Now, x^{2} = –1 doesn’t have any real solutions, while x^{2} = 9 gives x = **± 3**.

**Example 8 **Solve for x: |x^{2} – 5x| = 6.

**Solution **This gives x^{2} – 5x ± 6 = 0. I’ll solve the two quadratic equations separately.

The first one, x^{2} – 5x + 6 = 0, becomes (x – 2)(x – 3) = 0, which has the roots 2 and 3.

The second one, x^{2} – 5x – 6 = 0, becomes (x – 6)(x + 1) = 0, which gives x = 6 and –1.

Therefore, we get four values of x satisfying the given equation: **–1**, **2**, **3** and **6**.

Okay, enough. Last one. This one is a bit more interesting.

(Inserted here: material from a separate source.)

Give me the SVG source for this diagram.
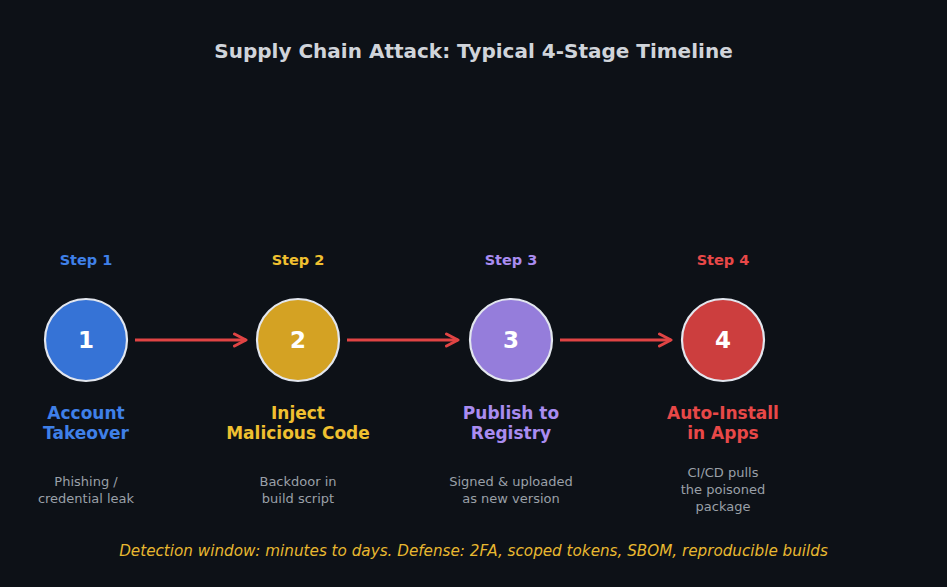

**Example 9 **Solve for x: |x^{2} + 5| = 4.

**Solution **We get x^{2} + 5 = ± 4, which gives x^{2} = ±4 – 5.

We finally get the equations x^{2} = –9 and x^{2} = –1, both of which don’t have any real solutions.

Here’s the interesting part. We could have concluded that just by looking at the equation!

The term x^{2} will always be non-negative (for real x). That is, x^{2} ≥ 0 for all x ϵ R.

What about x^{2} + 5 then?

Well, if x^{2} is always greater than or equal to zero (i.e. x^{2} ≥ 0), then x^{2} + 5 will be always greater than or equal to 5 (i.e. x^{2} + 5 ≥ 5).

And what about |x^{2} + 5|? Let me simplify a bit by substituting x^{2} + 5 as y.

If y is a number that’s greater than or equal to 5, then its distance from the origin, or |y|, will also be greater than or equal to 5.

That means, |x^{2} + 5| will always be greater than or equal to 5, whatever be the value of x.

And the equation is trying to equate it to 4, which is never possible. Hence, the given equation has no real solutions.

Pay attention to ‘real solutions’ there. Had x been a complex number, we may have obtained some solutions. But that’s not something we’ll discuss here. Assume throughout the series that x (or whichever variable I use) is a real number.

By the way, I gave you a sneak peek into inequalities involving modulus, something which I’ll be covering after equations.

The next lesson will deal with some complicated equations involving modulus. See you there.

P.S. I’m going to discuss a third method of solving such equations sometime later, when I discuss graphs. That’ll turn out to be the most interesting one.